Is God beholden to the definition of free will?

Upvote:2

Free will and omnipotence

The question is: "God doesn't use His omnipotence to prevent people from doing evil ... He wants people to freely choose not to ... [but] it implies that He doesn't have true omnipotence"

But is this a valid understanding of omnipotence? If you have the power, which one is harder: to force people with the threat of punishment (or deny the choice completely), or to be vulnerable and self-restrict yourself from utilizing the power you have?

Therefore, God's giving us free will is consistent with his omnipotence.

Christian speculation on why God give us free will

The standard analogy is that of a father to a child, an analogy that is valid to use, since Jesus Himself used it (cf. The Lord's prayer: "Our Father who Art in Heaven", or "How much more willing your Father who is in heaven ..." Matt 7:9-11).

Compared to a 5 year old child, we are "omnipotent", but don't we as parents want our kids to obey our commandments freely? Or would you rather have robot kids who always obey (like Dreykov who modified women to become black widows in the 2021 film)? So we train our kids from toddler to childhood, through teenage period, even to young adults. We model, we reason, we appeal, we threaten, we punish, we reward, we love, hoping that in the long run they choose good more or less consistently, not evil. In other words, we parents do moral formation through spiritual formation so the child's will is more and more conformed to how Jesus obeys his Father voluntarily.

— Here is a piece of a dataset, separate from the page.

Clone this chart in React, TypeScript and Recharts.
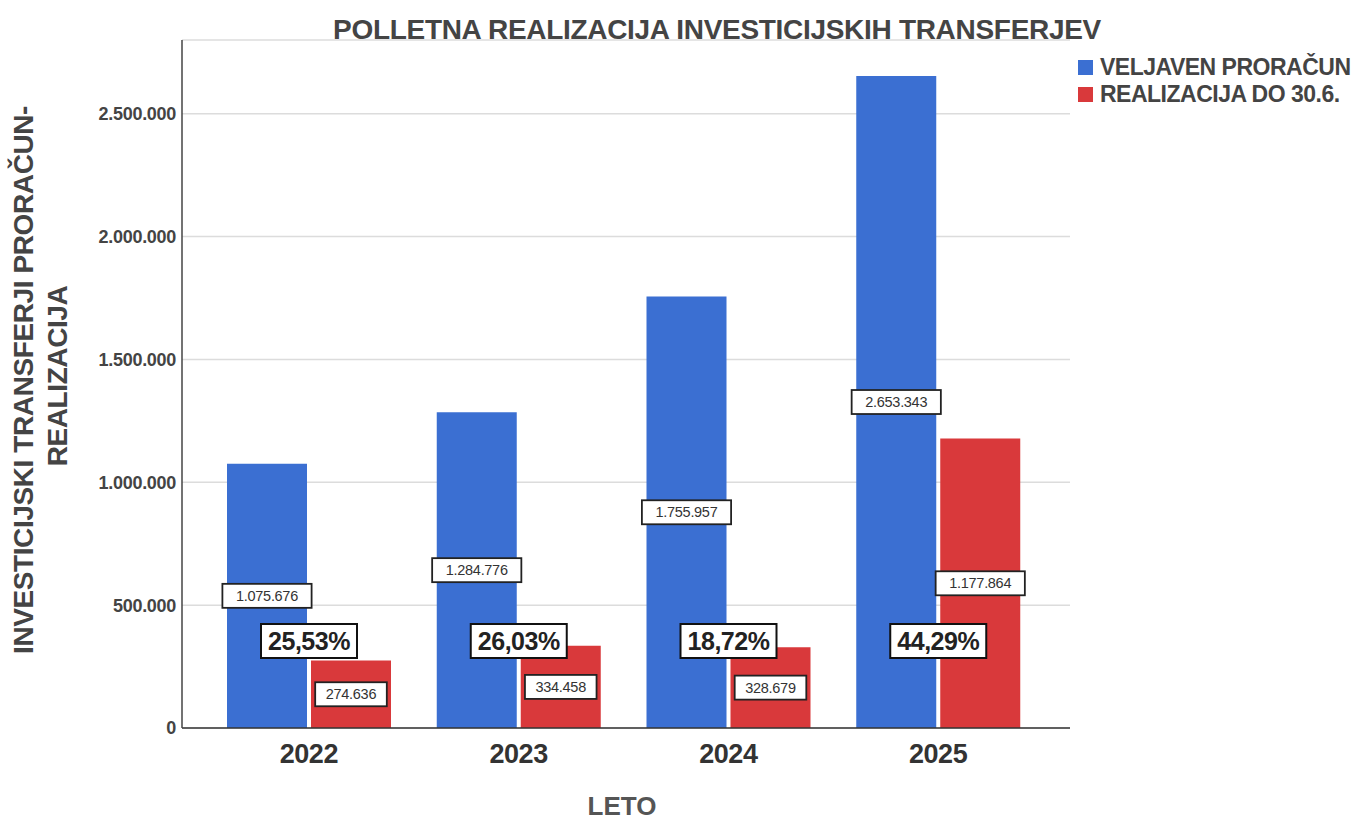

Therefore, it makes sense to see God as restraining His omnipotence and to give us a certain type of "free will" in order to obey the commandments He put in our conscience (which is part of our human nature). Even after this "free will" is damaged by the Fall, this "free will" can be restored gradually through the grace of the Holy Spirit, part of the new life we receive when we come to faith in Jesus Christ.

Upvote:3

I'll answer from what I hope is a Catholic perspective. God cares a lot more about reality than about words. If He were to change the definition of "free will" and give us that newly defined sort of free will, then He could indeed say, just as He now can, "I gave you free will." But His intention is not primarily to be able to say those words; His intention is to give us the real faculty described by the old definition of "free will", regardless of what words (or perhaps no words at all) are available to name that. So, after your proposed redefinition, if God fulfills His intention in this matter, the real situation would be exactly as it is now; only the English description of it has changed. In particular, sin would still happen.